Like the last game, MW2 comes with a persistent stats system. As you play more, you gain experience points which in turn helps you unlock new weapons, perks and entirely aesthetic – but also entirely awesome – badges and titles for your ‘callsign’. The popularity of hats and unlocks in games like TF2 is taken to it’s natural evolution here, and there’s something deeply compulsive about completing the massive list of challenges on offer. Covering all the game modes available – Deathmatch, Capture the Flag, Domination – there’s literally something for everyone, and even the worst players can rack up the experience (you still get some even if you lose) and still complete challenges. The main advantage MW2’s multiplayer has over the first game is the amount of accessibility to all skill levels, there’s even Deathstreaks which give a perk to those players not doing as particularly well as others and customizable killstreaks so you can pick what you can aim for. The first Modern Warfare’s major problem came in the very best players would get enough kills for a devestating helicopter, which would then keep racking up the kills and usually resulting in the weaker players leaving as there was no chance for them to retaliate. The scales have been massively pushed in their favour now, as the randomly dropped bonuses in an airdrop package require far less kills and could contain rewards usually reserved for much better players. I cannot stress how much more accessible this has made the game for inept players like me.

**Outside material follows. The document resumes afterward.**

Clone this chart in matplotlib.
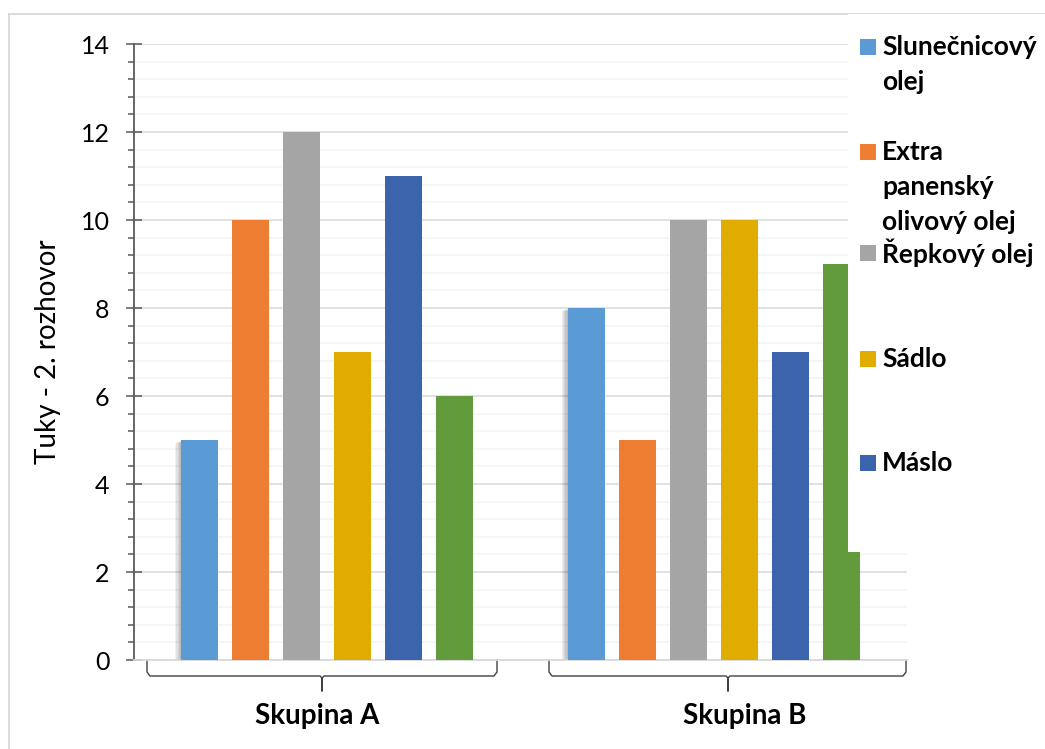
import matplotlib.pyplot as plt
from matplotlib.patches import Rectangle
from matplotlib.lines import Line2D
from matplotlib.ticker import MultipleLocator
import matplotlib.transforms as mtransforms
import numpy as np

# Data
groups = ["Skupina A", "Skupina B"]
series_a = [5, 10, 12, 7, 11, 6]
series_b = [8, 5, 10, 10, 7, 9]
colors = ["#5B9BD5", "#ED7D31", "#A5A5A5", "#E0AC00", "#3C64AD", "#629B3C"]
legend_lines = [["Slunečnicový", "olej"],
                ["Extra", "panenský", "olivový olej"],
                ["Řepkový olej"],
                ["Sádlo"],
                ["Máslo"]]
y_label = "Tuky - 2. rozhovor"

# Layout (pixels)
W, H = 1045, 749
ax_left, ax_right, ax_top, ax_bottom = 134, 907, 44, 660
FONT = "Lato"

def fx(px):
    return px / W

def fy(py):
    return 1 - py / H

fig = plt.figure(figsize=(W / 100, H / 100), dpi=100)
ax = fig.add_axes([fx(ax_left), fy(ax_bottom), fx(ax_right - ax_left), (ax_bottom - ax_top) / H])

values = np.array([series_a, series_b])
n_series = values.shape[1]
px_unit = 2.0 / (ax_right - ax_left)        # data units per pixel in x
bar_w = 37 * px_unit
pitch = 51 * px_unit
centers = np.array([0.5, 1.5])
offsets = (np.arange(n_series) - (n_series - 1) / 2) * pitch

# soft shadow behind first bar of each group
for k in range(5):
    ax.bar(centers + offsets[0] - (k + 1) * 1.2 * px_unit, values[:, 0],
           width=bar_w, bottom=-0.012 * (k + 1), color="black",
           alpha=0.06, zorder=2, linewidth=0)

for i in range(n_series):
    ax.bar(centers + offsets[i], values[:, i], width=bar_w, color=colors[i],
           zorder=3, linewidth=0)

ax.set_xlim(0, 2)
ax.set_ylim(0, 14)
ax.yaxis.set_major_locator(MultipleLocator(2))
ax.yaxis.set_minor_locator(MultipleLocator(0.4))
ax.grid(which="major", axis="y", color="#D9D9D9", linewidth=1.1, zorder=0)
ax.grid(which="minor", axis="y", color="#F2F2F2", linewidth=1.1, zorder=0)
ax.set_axisbelow(True)
ax.set_xticks([])
ax.tick_params(axis="y", which="major", direction="inout", length=11,
               width=1.1, color="#595959", labelsize=18, pad=12)
ax.tick_params(axis="y", which="minor", direction="out", length=4,
               width=1.1, color="#595959")
for lab in ax.get_yticklabels():
    lab.set_fontfamily(FONT)
for s in ["top", "right"]:
    ax.spines[s].set_visible(False)
ax.spines["left"].set_color("#595959")
ax.spines["left"].set_linewidth(1.3)
ax.spines["bottom"].set_color("#D9D9D9")
ax.spines["bottom"].set_linewidth(1.3)
ax.set_ylabel(y_label, fontsize=20, fontfamily=FONT, labelpad=14)

# category brackets
def xd(px):
    return (px - ax_left) * px_unit

trans = mtransforms.blended_transform_factory(ax.transData, ax.transAxes)
ppx = 1.0 / (ax_bottom - ax_top)
brackets = [(147, 497, 322, 317), (549, 906, 728, 745)]
for (x0, x1, xm, xt), name in zip(brackets, groups):
    r = 3
    xs = [xd(x0), xd(x0), xd(x0 + r), xd(xm - 2), xd(xm), xd(xm), xd(xm), xd(xm + 2), xd(x1 - r), xd(x1), xd(x1)]
    ys = [0, -12, -16, -16, -18, -31, -18, -16, -16, -12, 0]
    ax.add_line(Line2D(xs, [y * ppx for y in ys], transform=trans, color="#404040",
                       linewidth=1.0, clip_on=False))
    fig.text(fx(xt), fy(716), name, ha="center", va="center", fontsize=20,
             fontweight="bold", fontfamily=FONT)

# legend (white box over plot area)
fig.patches.append(Rectangle((fx(848), fy(552)), fx(W - 848), (552 - 14) / H,
                             transform=fig.transFigure, facecolor="white",
                             edgecolor="none", zorder=5))
entry_y = [47, 152, 253, 359, 463]
for lines, col, y0 in zip(legend_lines, colors, entry_y):
    fig.patches.append(Rectangle((fx(860), fy(y0 + 8)), fx(16), 16 / H,
                                 transform=fig.transFigure, facecolor=col,
                                 edgecolor="none", zorder=6))
    for j, line in enumerate(lines):
        fig.text(fx(882), fy(y0 + j * 35), line, ha="left", va="center",
                 fontsize=19, fontweight="bold", fontfamily=FONT, zorder=7)

# outer chart border
fig.add_artist(Line2D([fx(9), fx(W)], [fy(13.5), fy(13.5)], color="#D9D9D9",
                      linewidth=1.3, transform=fig.transFigure))
fig.add_artist(Line2D([fx(9), fx(9)], [fy(13.5), 0], color="#D9D9D9",
                      linewidth=1.3, transform=fig.transFigure))

fig.savefig("out.png", dpi=100)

As for negatives for the MP, well – here I was going to decry the lack of dedicated servers for the PC. It still is a massive shame that you’re unable to host true custom matches, with all the rules set how you want, disabling Killcams etc and the other benefits that dedicated servers provide. But to be quite honest I’ve not really had massively debilitating problems with IWNet. It does work – even if it’s claims of stopping cheaters are still dubious even to today – but functionality wise it at works on a broadband connection, and fairly well about 90% of the time. Be warned though, on the other 10% it’s incredibly irritating to see everybody lagging except the host. So yes, knock some marks off for the rather poor idea and thought processes behind it, but probably not as many as you’d think.
So overall it’s a bit of a mixed bag really. If you’re only buying this for the single player, wait until it’s much – MUCH – cheaper. But if you want a deceptively addictive and engrossing multiplayer, and are willing to put up with rare technical issues, then Modern Warfare 2 does come recommended. But despite all of this if you wanted this game you’ve probably got it already, and like the viewing figures for The X Factor prove, it’s not budging from the top for a while.